[Source data]
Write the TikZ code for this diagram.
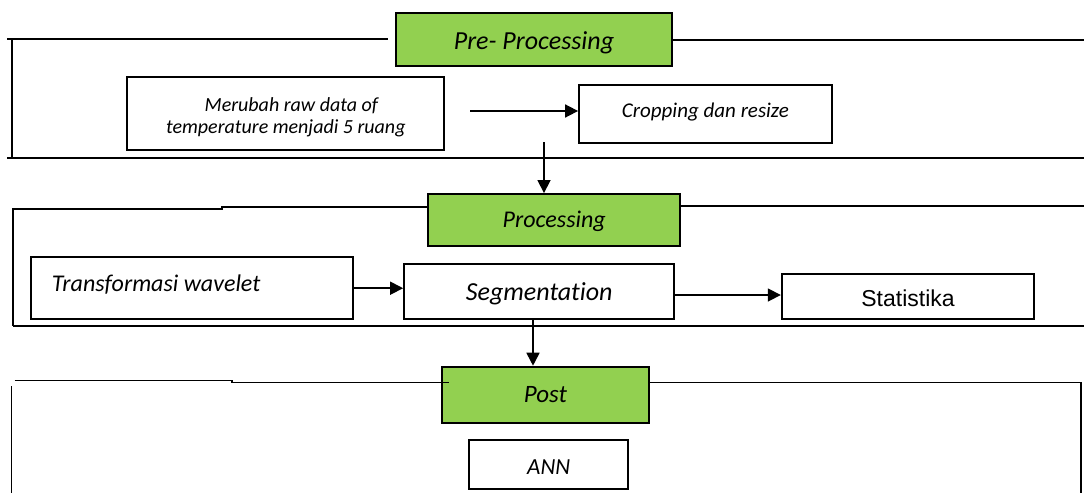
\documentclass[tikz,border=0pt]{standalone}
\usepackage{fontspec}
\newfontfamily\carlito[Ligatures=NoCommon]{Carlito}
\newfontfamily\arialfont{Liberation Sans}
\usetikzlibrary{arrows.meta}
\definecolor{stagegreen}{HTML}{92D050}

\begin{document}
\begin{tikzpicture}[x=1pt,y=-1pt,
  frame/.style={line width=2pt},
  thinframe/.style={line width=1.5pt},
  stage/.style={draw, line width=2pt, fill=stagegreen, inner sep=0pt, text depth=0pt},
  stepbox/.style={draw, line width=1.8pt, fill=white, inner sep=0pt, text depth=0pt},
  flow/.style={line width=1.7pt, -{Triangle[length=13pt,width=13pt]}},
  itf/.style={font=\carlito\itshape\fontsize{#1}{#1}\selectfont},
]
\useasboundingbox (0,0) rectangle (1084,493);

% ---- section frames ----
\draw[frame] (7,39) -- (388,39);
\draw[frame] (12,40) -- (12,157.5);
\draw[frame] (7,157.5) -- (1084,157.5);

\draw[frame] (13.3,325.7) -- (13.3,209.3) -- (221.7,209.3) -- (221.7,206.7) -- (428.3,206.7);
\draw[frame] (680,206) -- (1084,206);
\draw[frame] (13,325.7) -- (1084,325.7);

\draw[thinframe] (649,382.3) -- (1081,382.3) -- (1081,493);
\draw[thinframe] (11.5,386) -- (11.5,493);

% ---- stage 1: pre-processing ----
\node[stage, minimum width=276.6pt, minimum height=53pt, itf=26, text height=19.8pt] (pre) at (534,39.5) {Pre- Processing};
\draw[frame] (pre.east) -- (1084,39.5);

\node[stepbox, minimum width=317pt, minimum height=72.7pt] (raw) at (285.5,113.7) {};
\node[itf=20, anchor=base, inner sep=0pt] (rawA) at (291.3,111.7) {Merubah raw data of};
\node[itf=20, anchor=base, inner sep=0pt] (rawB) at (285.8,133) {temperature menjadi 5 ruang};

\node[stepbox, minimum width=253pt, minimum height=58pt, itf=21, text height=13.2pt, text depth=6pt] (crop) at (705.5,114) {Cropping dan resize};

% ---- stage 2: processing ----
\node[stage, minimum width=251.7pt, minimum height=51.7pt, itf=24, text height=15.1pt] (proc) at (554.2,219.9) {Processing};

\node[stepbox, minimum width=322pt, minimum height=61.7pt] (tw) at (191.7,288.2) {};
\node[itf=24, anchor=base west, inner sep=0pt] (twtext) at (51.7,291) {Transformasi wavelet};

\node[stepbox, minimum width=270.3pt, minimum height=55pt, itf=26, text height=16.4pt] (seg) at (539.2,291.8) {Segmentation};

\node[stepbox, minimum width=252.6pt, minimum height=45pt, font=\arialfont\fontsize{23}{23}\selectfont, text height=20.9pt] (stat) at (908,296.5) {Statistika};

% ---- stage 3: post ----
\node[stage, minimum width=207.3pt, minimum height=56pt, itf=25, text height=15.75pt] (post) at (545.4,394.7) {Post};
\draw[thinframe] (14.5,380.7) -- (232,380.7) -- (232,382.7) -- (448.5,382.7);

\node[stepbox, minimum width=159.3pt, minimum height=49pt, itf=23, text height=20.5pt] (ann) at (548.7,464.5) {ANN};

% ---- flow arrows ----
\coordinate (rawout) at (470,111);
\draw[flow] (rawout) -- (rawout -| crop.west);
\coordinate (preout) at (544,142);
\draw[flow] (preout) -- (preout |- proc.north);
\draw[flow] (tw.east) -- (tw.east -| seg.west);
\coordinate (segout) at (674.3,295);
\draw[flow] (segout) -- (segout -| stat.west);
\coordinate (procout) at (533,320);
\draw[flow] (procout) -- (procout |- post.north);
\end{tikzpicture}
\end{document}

[Task details] Would you reproduce the lines above, from the very first through the line containing "(pre.east) -- (1084,39.5);", exactly and without the pictures?

[Exercise answer]
Write the TikZ code for this diagram.
\documentclass[tikz,border=0pt]{standalone}
\usepackage{fontspec}
\newfontfamily\carlito[Ligatures=NoCommon]{Carlito}
\newfontfamily\arialfont{Liberation Sans}
\usetikzlibrary{arrows.meta}
\definecolor{stagegreen}{HTML}{92D050}

\begin{document}
\begin{tikzpicture}[x=1pt,y=-1pt,
  frame/.style={line width=2pt},
  thinframe/.style={line width=1.5pt},
  stage/.style={draw, line width=2pt, fill=stagegreen, inner sep=0pt, text depth=0pt},
  stepbox/.style={draw, line width=1.8pt, fill=white, inner sep=0pt, text depth=0pt},
  flow/.style={line width=1.7pt, -{Triangle[length=13pt,width=13pt]}},
  itf/.style={font=\carlito\itshape\fontsize{#1}{#1}\selectfont},
]
\useasboundingbox (0,0) rectangle (1084,493);

% ---- section frames ----
\draw[frame] (7,39) -- (388,39);
\draw[frame] (12,40) -- (12,157.5);
\draw[frame] (7,157.5) -- (1084,157.5);

\draw[frame] (13.3,325.7) -- (13.3,209.3) -- (221.7,209.3) -- (221.7,206.7) -- (428.3,206.7);
\draw[frame] (680,206) -- (1084,206);
\draw[frame] (13,325.7) -- (1084,325.7);

\draw[thinframe] (649,382.3) -- (1081,382.3) -- (1081,493);
\draw[thinframe] (11.5,386) -- (11.5,493);

% ---- stage 1: pre-processing ----
\node[stage, minimum width=276.6pt, minimum height=53pt, itf=26, text height=19.8pt] (pre) at (534,39.5) {Pre- Processing};
\draw[frame] (pre.east) -- (1084,39.5);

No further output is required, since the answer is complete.